Das grundlegende Design-Ziel bei der Erstellung von ATLAS.ti war es, ein Werkzeug zu entwickeln, das den menschlichen Interpreten effektiv unterstützt, insbesondere beim Umgang mit relativ großen Mengen an Forschungsmaterial, Notizen und zugehörigen Theorien.

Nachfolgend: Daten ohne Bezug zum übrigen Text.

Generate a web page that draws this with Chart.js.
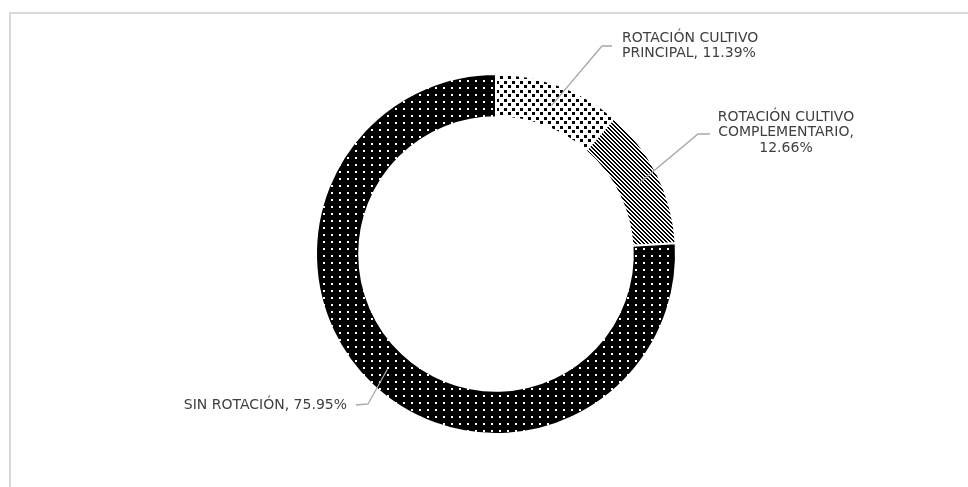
<!DOCTYPE html>
<html>
<head>
<meta charset="utf-8">
<script src="https://cdn.jsdelivr.net/npm/chart.js@4.4.0/dist/chart.umd.min.js"></script>
<style>
html,body{margin:0;padding:0;background:#fff;}
#wrap{width:968px;height:487px;position:relative;}
</style>
</head>
<body>
<div id="wrap"><canvas id="c" width="968" height="487"></canvas></div>
<script>
// ---- data ----
const categories = ['ROTACIÓN CULTIVO PRINCIPAL', 'ROTACIÓN CULTIVO COMPLEMENTARIO', 'SIN ROTACIÓN'];
const values = [11.39, 12.66, 75.95];
const labelLines = [
  ['ROTACIÓN CULTIVO', 'PRINCIPAL, 11.39%'],
  ['ROTACIÓN CULTIVO', 'COMPLEMENTARIO,', '12.66%'],
  ['SIN ROTACIÓN, 75.95%']
];

// ---- label layout (annotation placement) ----
const labelLayout = [
  {elbow:[602,46], end:[612,46], text:[622,38], align:'left'},
  {elbow:[698,134], end:[710,134], text:[786,117], align:'center'},
  {elbow:[368,404], end:[356,405], text:[347,405], align:'right'}
];

function makePattern(kind){
  const c = document.createElement('canvas');
  let w=8,h=8;
  if(kind==='dots'){w=8;h=7;}
  if(kind==='checker'){w=8;h=9;}
  if(kind==='stripes'){w=4;h=4;}
  c.width=w;c.height=h;
  const x=c.getContext('2d');
  if(kind==='dots'){
    x.fillStyle='#000';x.fillRect(0,0,w,h);
    x.fillStyle='#fff';x.fillRect(3,3,2,2);
  } else if(kind==='checker'){
    x.fillStyle='#fff';x.fillRect(0,0,w,h);
    x.fillStyle='#000';x.fillRect(0,0,3,3);x.fillRect(4,4,3,3);
  } else {
    x.fillStyle='#fff';x.fillRect(0,0,w,h);
    x.fillStyle='#000';
    for(let yy=0;yy<h;yy++)for(let xx=0;xx<w;xx++){
      const d=((xx-yy)%4+4)%4;
      if(d===0||d===1)x.fillRect(xx,yy,1,1);
    }
  }
  return document.getElementById('c').getContext('2d').createPattern(c,'repeat');
}

const fills = [makePattern('checker'), makePattern('stripes'), makePattern('dots')];

const frame = {
  id:'frame',
  beforeDraw(chart){
    const ctx=chart.ctx;
    ctx.save();
    ctx.fillStyle='#fff';ctx.fillRect(0,0,chart.width,chart.height);
    ctx.strokeStyle='#d9d9d9';ctx.lineWidth=2;
    ctx.strokeRect(10,13,2000,2000);
    ctx.restore();
  }
};

const leaders = {
  id:'leaders',
  afterDraw(chart){
    const ctx=chart.ctx;
    const meta=chart.getDatasetMeta(0);
    ctx.save();
    meta.data.forEach((arc,i)=>{
      const p=arc.getProps(['x','y','startAngle','endAngle','innerRadius','outerRadius'],true);
      const a=(p.startAngle+p.endAngle)/2;
      const r=(p.innerRadius+p.outerRadius)/2;
      const ax=p.x+Math.cos(a)*r, ay=p.y+Math.sin(a)*r;
      const L=labelLayout[i];
      ctx.strokeStyle='#a6a6a6';ctx.lineWidth=1.3;
      ctx.beginPath();ctx.moveTo(ax,ay);ctx.lineTo(L.elbow[0],L.elbow[1]);ctx.lineTo(L.end[0],L.end[1]);ctx.stroke();
      ctx.fillStyle='#404040';
      ctx.font='14px "DejaVu Sans"';
      ctx.textAlign=L.align;ctx.textBaseline='middle';
      labelLines[i].forEach((t,k)=>ctx.fillText(t,L.text[0],L.text[1]+k*15.5));
    });
    ctx.restore();
  }
};

new Chart(document.getElementById('c'),{
  type:'doughnut',
  data:{labels:categories,datasets:[{data:values,backgroundColor:fills,borderColor:'#fff',borderWidth:2,hoverOffset:0}]},
  options:{
    responsive:false,animation:false,events:[],
    cutout:'76%',rotation:0,
    layout:{padding:{left:315,right:291,top:73,bottom:52}},
    plugins:{legend:{display:false},tooltip:{enabled:false}}
  },
  plugins:[frame,leaders]
});
</script>
</body>
</html>
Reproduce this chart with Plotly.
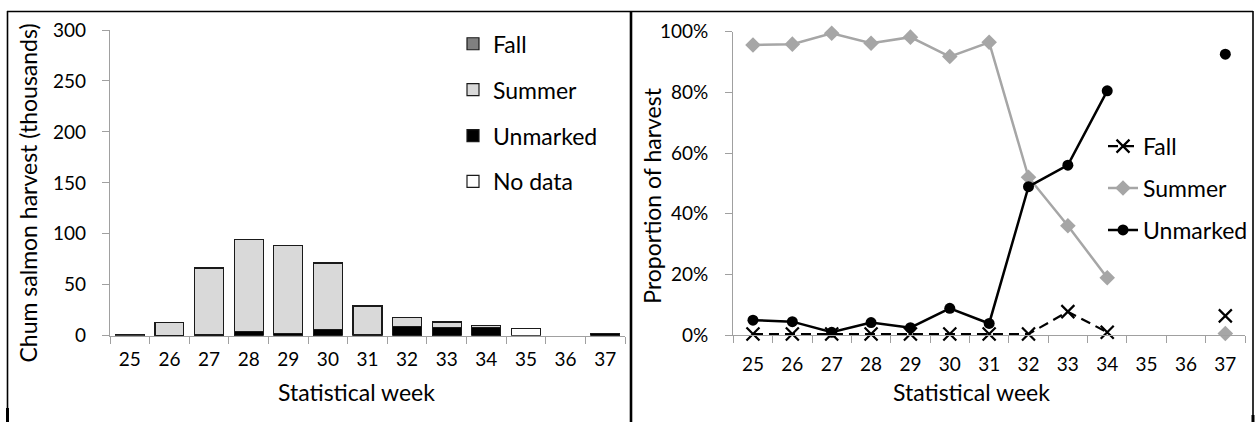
import plotly.graph_objects as go

W, H = 1255, 422

weeks = ["25", "26", "27", "28", "29", "30", "31", "32", "33", "34", "35", "36", "37"]

# Harvest (thousands) by stock, stacked
harv_nodata = [None, None, None, None, None, None, None, None, None, None, 6.8, None, None]
harv_unmarked = [0.07, 0.5, 0.6, 3.9, 2.1, 6.2, 1.1, 8.8, 7.9, 8.2, None, None, 2.1]
harv_summer = [1.4, 12.5, 65.7, 90.5, 86.4, 64.9, 28.0, 9.4, 5.1, 1.9, None, None, 0.01]
harv_fall = [0.005, 0.04, 0.2, 0.3, 0.3, 0.2, 0.1, 0.05, 1.1, 0.1, None, None, 0.15]

# Proportion of harvest
prop_fall = [0.003, 0.003, 0.003, 0.003, 0.003, 0.003, 0.003, 0.003, 0.077, 0.009, None, None, 0.063]
prop_summer = [0.956, 0.959, 0.995, 0.962, 0.982, 0.918, 0.965, 0.52, 0.36, 0.189, None, None, 0.005]
prop_unmarked = [0.049, 0.044, 0.009, 0.041, 0.024, 0.088, 0.038, 0.489, 0.56, 0.805, None, None, 0.926]

left_yticks = [0, 50, 100, 150, 200, 250, 300]
right_yticks = [0, 0.2, 0.4, 0.6, 0.8, 1.0]

FONT = "Lato"
TXT = "#000000"
AX = "#a0a0a0"
TSIZE = 23


def px_x(p):
    return p / W


def px_y(p):
    return 1 - p / H


fig = go.Figure()

bar_specs = [
    ("No data", harv_nodata, "#ffffff", 4),
    ("Unmarked", harv_unmarked, "#000000", 3),
    ("Summer", harv_summer, "#d9d9d9", 2),
    ("Fall", harv_fall, "#808080", 1),
]
for name, vals, col, rank in bar_specs:
    fig.add_trace(go.Bar(
        x=weeks, y=vals, name=name, xaxis="x", yaxis="y",
        marker=dict(color=col, line=dict(color="#1a1a1a", width=1.2)),
        legend="legend", legendgroup="b" + name, legendrank=rank,
    ))

fig.add_trace(go.Scatter(
    x=weeks, y=prop_fall, name="Fall", xaxis="x2", yaxis="y2", mode="lines+markers",
    line=dict(color="#000000", width=2.2, dash="10px,6px"),
    marker=dict(symbol="x-thin-open", size=13, line=dict(color="#000000", width=2.2)),
    cliponaxis=False, legend="legend2", legendgroup="lf",
))
fig.add_trace(go.Scatter(
    x=weeks, y=prop_summer, name="Summer", xaxis="x2", yaxis="y2", mode="lines+markers",
    line=dict(color="#a6a6a6", width=2.5),
    marker=dict(symbol="diamond", size=12, color="#a6a6a6"),
    cliponaxis=False, legend="legend2", legendgroup="ls",
))
fig.add_trace(go.Scatter(
    x=weeks, y=prop_unmarked, name="Unmarked", xaxis="x2", yaxis="y2", mode="lines+markers",
    line=dict(color="#000000", width=2.5),
    marker=dict(symbol="circle", size=11, color="#000000"),
    cliponaxis=False, legend="legend2", legendgroup="lu",
))

axis_common = dict(
    showline=True, linecolor=AX, linewidth=1.3, ticks="outside", tickcolor=AX,
    ticklen=7, tickwidth=1.3, showgrid=False, zeroline=False, automargin=False,
    tickfont=dict(family=FONT, size=19, color=TXT),
)

fig.update_layout(
    template="none",
    width=W, height=H, margin=dict(l=0, r=0, t=0, b=0, autoexpand=False),
    paper_bgcolor="white", plot_bgcolor="white",
    barmode="stack", bargap=0.27,
    font=dict(family=FONT, color=TXT),
    xaxis=dict(domain=[px_x(110), px_x(625)], anchor="y", type="category",
               range=[-0.5, 12.5], tickson="boundaries", ticklabelstandoff=6, **axis_common),
    yaxis=dict(domain=[px_y(335.7), px_y(30)], anchor="x", range=[0, 300],
               tickvals=left_yticks, ticklabelstandoff=12, **axis_common),
    xaxis2=dict(domain=[px_x(733.3), px_x(1245)], anchor="y2", type="category",
                range=[-0.5, 12.5], tickson="boundaries", ticklabelstandoff=12, **axis_common),
    yaxis2=dict(domain=[px_y(335), px_y(31.7)], anchor="x2", range=[0, 1],
                tickvals=right_yticks, tickformat=".0%", ticklabelstandoff=13, **axis_common),
    legend=dict(x=px_x(453), y=px_y(22.3), xanchor="left", yanchor="top",
                traceorder="grouped", tracegroupgap=13,
                font=dict(family=FONT, size=TSIZE, color=TXT), bgcolor="rgba(0,0,0,0)",
                itemwidth=30),
    legend2=dict(x=px_x(1103), y=px_y(124.7), xanchor="left", yanchor="top",
                 traceorder="grouped", tracegroupgap=9,
                 font=dict(family=FONT, size=TSIZE, color=TXT), bgcolor="rgba(0,0,0,0)",
                 itemwidth=30),
    showlegend=True,
)

annos = [
    dict(text="Chum salmon harvest (thousands)", x=px_x(28), y=px_y(193.5), textangle=-90),
    dict(text="Statistical week", x=px_x(356), y=px_y(392)),
    dict(text="Proportion of harvest", x=px_x(651.7), y=px_y(196), textangle=-90),
    dict(text="Statistical week", x=px_x(971), y=px_y(392)),
]
for a in annos:
    fig.add_annotation(xref="paper", yref="paper", showarrow=False,
                       xanchor="center", yanchor="middle",
                       font=dict(family=FONT, size=TSIZE, color=TXT), **a)

# Frame lines of the figure panel
shapes = [
    (7, 11.5, 1253, 11.5, 1.6),
    (7.5, 11, 7.5, 422, 1.6),
    (631, 11, 631, 422, 2.6),
    (1253, 11, 1253, 422, 1.6),
    (7.5, 408, 7.5, 422, 3),
    (1253, 415, 1253, 422, 3),
]
for x0, y0, x1, y1, w in shapes:
    fig.add_shape(type="line", xref="paper", yref="paper",
                  x0=px_x(x0), y0=px_y(y0), x1=px_x(x1), y1=px_y(y1),
                  line=dict(color="#000000", width=w))

fig.write_html("out.html")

Obwohl ATLAS.ti viele der mit der qualitativen Datenanalyse und -interpretation verbundenen Tätigkeiten erleichtert (insbesondere das Selektieren, Verschlagworten und Annotieren von Daten), ist es nicht Ziel, diese Prozesse vollständig zu automatisieren. Automatische Textinterpretation kann nicht die Komplexität, fehlende Explizitheit oder Kontextualität von Alltags- oder wissenschaftlichem Wissen erfassen. Vielmehr wurde ATLAS.ti so konzipiert, dass es mehr als nur ein einziges Tool ist - sehen Sie es als eine professionelle Werkbank, die eine breite Auswahl an effektiven Werkzeugen für eine Vielzahl von Problemen und Aufgaben bietet.